In his May 4 column (“This time, California puts forth right idea”), Donald Kaul proposed getting rid of bilingual education.
In a sink-or-swim situation, some non-English speakers will always swim. Of course, many more will sink. With a little less toughness or a few more non-academic problems, Mr. Kaul’s father sadly might have been one of those.
This country has had “sink or swim.” Perhaps Mr. Kaul should check the dropout rate for non-English speakers during those glory days before he opts for a return to the practice.
In the attempt to absorb the large number of minorities entering our nation, many states, including California, have reacted with something approaching panic. Suddenly we have large numbers of people crossing our borders who do not speak our language and with whom we can’t communicate. So we try to force them to learn English as quickly as possible – actually, more quickly than possible.
In some cases we enact legislation that appears xenophobic. In Arizona we have watched our neighboring states fall into this trap, and as a result, we have an opportunity to learn from their mistakes.
All Americans need to speak English. It is the language of practical communication; the primary language of government, trade and commerce; and probably the closest thing to an international lingua franca.
Immigrants need it for practical reasons and they obviously want it for their children. Many are even willing to sacrifice the language of their traditions for it, but why should they have to choose? It is not necessary to give up one language to learn another. The human mind is capable of fluency in several languages.
Mr. Kaul believes that “bilingual education makes sense only to the degree that it accelerates the mastery of English.” I disagree.
Although a quality bilingual program increases achievement in English, that is not the only reason to promote bilingual education.
Having educated speakers of other languages is in our national political and economic best interests.
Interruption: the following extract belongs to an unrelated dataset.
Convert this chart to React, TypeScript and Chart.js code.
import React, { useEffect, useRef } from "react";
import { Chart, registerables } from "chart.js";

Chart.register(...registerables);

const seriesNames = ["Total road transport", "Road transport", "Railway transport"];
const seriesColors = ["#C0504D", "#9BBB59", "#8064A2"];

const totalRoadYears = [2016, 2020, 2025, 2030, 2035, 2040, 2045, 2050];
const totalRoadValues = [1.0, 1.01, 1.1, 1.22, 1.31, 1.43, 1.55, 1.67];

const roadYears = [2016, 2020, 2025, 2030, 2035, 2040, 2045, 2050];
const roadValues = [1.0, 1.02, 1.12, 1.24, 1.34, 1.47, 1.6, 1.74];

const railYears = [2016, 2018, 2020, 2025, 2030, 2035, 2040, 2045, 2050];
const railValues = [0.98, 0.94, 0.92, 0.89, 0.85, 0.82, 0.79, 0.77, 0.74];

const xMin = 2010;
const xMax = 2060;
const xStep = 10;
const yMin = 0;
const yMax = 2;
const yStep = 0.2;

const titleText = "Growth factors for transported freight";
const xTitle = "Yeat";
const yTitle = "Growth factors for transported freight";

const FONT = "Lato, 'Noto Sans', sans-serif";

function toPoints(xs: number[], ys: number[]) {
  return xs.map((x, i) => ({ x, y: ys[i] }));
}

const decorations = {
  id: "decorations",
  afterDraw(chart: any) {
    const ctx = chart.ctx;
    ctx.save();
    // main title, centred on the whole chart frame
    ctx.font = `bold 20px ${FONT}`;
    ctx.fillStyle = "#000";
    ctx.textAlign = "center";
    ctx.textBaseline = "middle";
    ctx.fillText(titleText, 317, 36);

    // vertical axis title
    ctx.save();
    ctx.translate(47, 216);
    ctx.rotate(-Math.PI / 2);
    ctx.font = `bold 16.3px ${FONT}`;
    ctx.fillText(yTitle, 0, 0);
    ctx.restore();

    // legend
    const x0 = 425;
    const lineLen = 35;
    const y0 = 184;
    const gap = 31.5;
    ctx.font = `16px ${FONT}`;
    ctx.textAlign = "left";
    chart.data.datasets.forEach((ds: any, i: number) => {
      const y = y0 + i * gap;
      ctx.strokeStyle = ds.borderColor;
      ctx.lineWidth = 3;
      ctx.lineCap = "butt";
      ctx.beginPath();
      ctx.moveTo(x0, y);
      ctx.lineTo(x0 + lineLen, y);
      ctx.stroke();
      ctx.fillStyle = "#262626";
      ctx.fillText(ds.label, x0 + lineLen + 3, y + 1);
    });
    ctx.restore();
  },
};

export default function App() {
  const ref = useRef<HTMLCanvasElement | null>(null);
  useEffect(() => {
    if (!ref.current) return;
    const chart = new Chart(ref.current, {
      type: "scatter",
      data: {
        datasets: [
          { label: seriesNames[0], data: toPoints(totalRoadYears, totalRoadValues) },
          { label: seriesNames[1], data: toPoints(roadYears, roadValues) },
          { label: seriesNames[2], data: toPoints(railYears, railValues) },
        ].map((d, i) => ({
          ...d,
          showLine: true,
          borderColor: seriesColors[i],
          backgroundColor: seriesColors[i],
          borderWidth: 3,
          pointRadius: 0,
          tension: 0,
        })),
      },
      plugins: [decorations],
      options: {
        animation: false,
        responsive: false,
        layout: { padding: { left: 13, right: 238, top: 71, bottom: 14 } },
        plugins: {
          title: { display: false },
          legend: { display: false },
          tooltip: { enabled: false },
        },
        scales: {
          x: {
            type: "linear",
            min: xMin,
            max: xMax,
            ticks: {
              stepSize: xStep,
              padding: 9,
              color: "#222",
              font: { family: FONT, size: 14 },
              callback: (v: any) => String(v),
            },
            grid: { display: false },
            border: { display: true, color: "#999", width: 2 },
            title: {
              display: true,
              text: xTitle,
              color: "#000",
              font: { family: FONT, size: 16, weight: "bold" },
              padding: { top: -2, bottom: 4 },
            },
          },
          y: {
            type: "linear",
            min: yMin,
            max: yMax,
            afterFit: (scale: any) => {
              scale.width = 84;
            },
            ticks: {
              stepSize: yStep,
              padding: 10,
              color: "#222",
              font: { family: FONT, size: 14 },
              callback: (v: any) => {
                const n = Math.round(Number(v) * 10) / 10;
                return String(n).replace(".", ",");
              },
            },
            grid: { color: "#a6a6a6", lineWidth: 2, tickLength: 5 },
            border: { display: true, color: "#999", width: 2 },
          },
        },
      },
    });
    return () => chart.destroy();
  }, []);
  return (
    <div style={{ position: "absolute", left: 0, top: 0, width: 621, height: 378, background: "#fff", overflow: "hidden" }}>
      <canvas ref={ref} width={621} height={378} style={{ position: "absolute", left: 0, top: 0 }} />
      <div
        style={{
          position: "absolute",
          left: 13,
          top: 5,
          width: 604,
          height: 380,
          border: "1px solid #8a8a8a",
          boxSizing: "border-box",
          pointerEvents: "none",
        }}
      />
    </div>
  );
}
English proficiency alone will not be sufficient for the international economic marketplace. Trade agreements such as NAFTA and the Free Trade Zone of the Americas, which would include 34 member nations, favors bilingualism. Being bilingual and biliterate is in the individual’s best interest, too, as it provides career opportunities.
But beyond these practical reasons, there are humanitarian reasons. If society accepts and encourages linguistic differences, the individual will feel free to integrate socially and politically, as well as economically. All humans need to be accepted for who they are. Language and ethnicity are part of personal identity.
Immigrants should not have to sacrifice their linguistic and cultural heritage. Quality bilingual programs can teach English as well as literacy in the native language. It is possible, even valued, to be a member of two cultures and speak and write two languages.
Surely many parents would embrace the opportunity to enroll their children in two-way bilingual programs. Dual language programs have an excellent track record and are highly regarded by parents and educators alike. According to studies by Virginia Collier and others, students enrolled in dual language programs for a number of years score higher on standardized tests, in both their first and second languages, than their monolingual peers.
Language minorities can be a problem to which we react or a resource to help us add other languages to our outmoded monolingualism. It depends on which viewpoint we choose as a state and as a nation. In one direction lies fear, divisiveness, resistance and clinging to the past.
In the other lies mutual understanding, respect and a movement into the future. Antonio R. Hurtado is a bilingual teacher and lives in Glendale.